As you have pointed out, even the 20% down guys are RISKIER now than they were in the past. Yet, they are being given a rate well below the historical average.
don’t forget that 90% of mortgages are resold to fannie/freddie, who are also underpricing risk. The banks are not really lending the money, they’re creating it out of thin air through a ledger on a balance sheet, and then selling the loan to fannie/freddie, and lord only knows where they’re getting the money from (us) and retaining the .25 or .5 point servicing rights. the federal governmetn isn’t pricing risk in, they just want to ensure mortgages are being made.
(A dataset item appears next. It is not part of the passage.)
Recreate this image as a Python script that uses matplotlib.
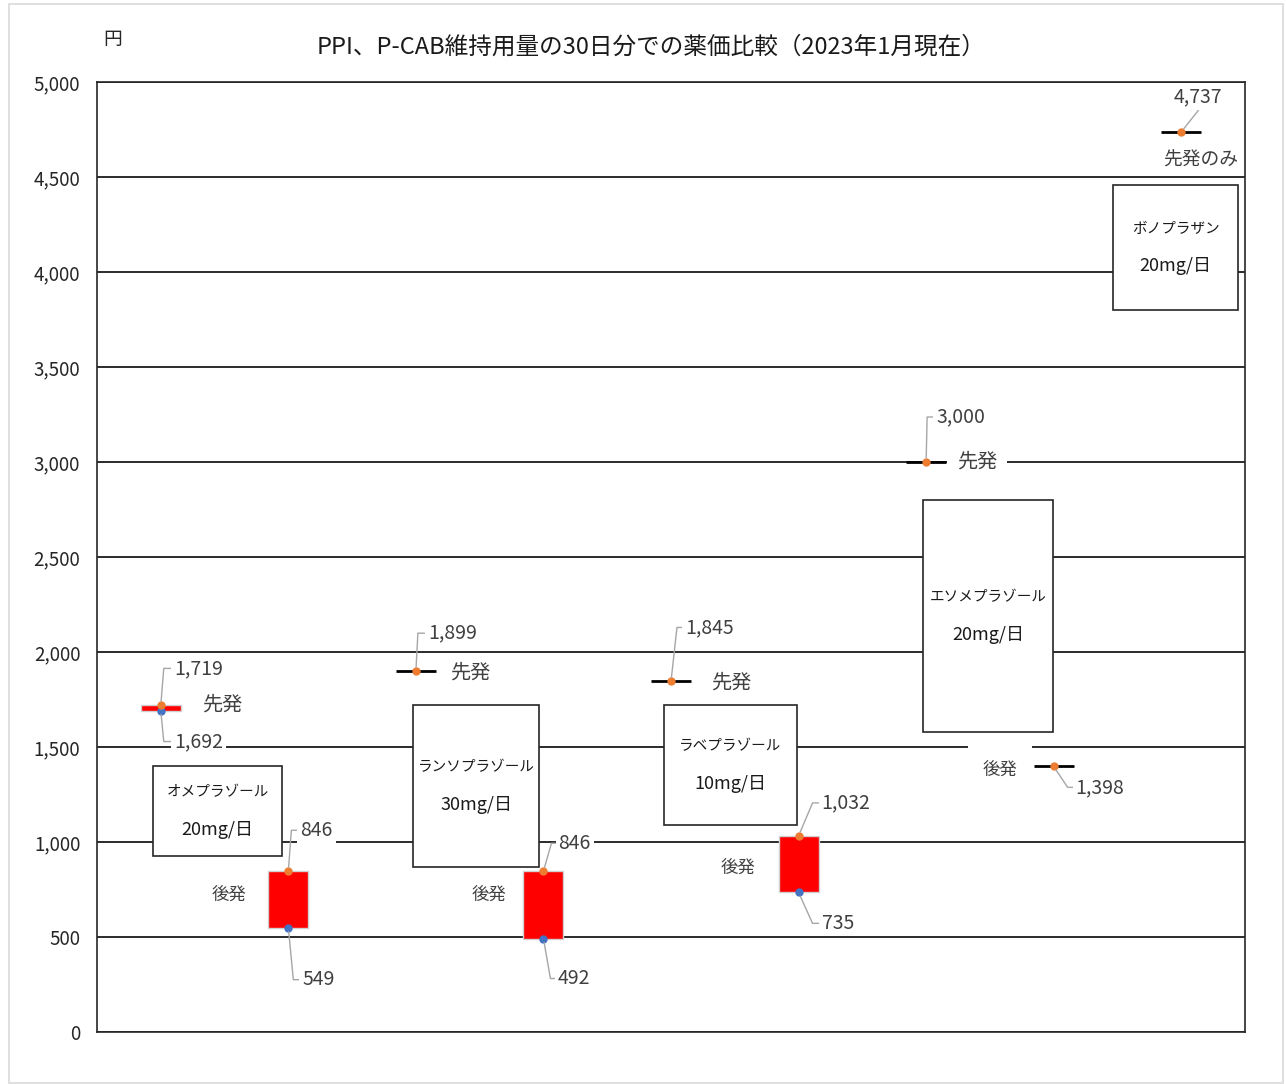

JJJ: “Crappy transit access”? It’s about a 7-minute walk to the blue line. I’m not crazy about the idea of Bloomingdale Trail walkers throwing trash onto the deck, but I don’t see how transit is a problem here.
“JJJ: “Crappy transit access”? It’s about a 7-minute walk to the blue line.”
You’ve forgotten that on cc, walking more than a block and a half is “too far”, as a quarter mile is a 30+ minute walk.
No wonder people are obese if 7 minute walk is considered inconvenient!
JJJ, look at the unit under contract. Maybe I am on my own…but I think this unit is FAR better. We don’t know what it is under contract at…but it gives me a feeling this place may be worth asking…even if we don’t think so.
“Well this all points to people not being able to afford to buy which equals skyrocketing rents for years and years to come”
Right, because back in the 60s/70s when these lending standards were the norm, rents just skyrocketed. LOL.
Paying over $400K for a 2 bedroom in Bucktown is foolish – especially when it’s only 1300 square feet! Especially for this ground level place on the Bloomington Trail which is NOT ideal (at this time). Total lack of privacy and safety issues. Good luck with this one. $353 per square foot is not the going rate for this. (Do the math – it would mean that a 2,000 square foot place should go for $700K+.
Nothing says gangsta like furnishing your terrace like its an outdoor restaurant!
“table for two, yes we have you covered three times over”
==especially with the crappy transit access=
Besides the blue line, it’s less than a ten minute walk to Damen, Ashland, North and Armitage buses and, more importantly, the Clybourn Metra station which has two lines and is an 8 minute ride to Ogilvey. During rush hour you don’t have to wait more than few minutes for a train even if you don’t bother with the schedule.
Of course, some hipster types might be interested in the “historical” aspect of this building – not too far from the Chicago location of “The Real World” a few years ago!
Never underestimate “intangibles” when analyzing the mind of a home buyer!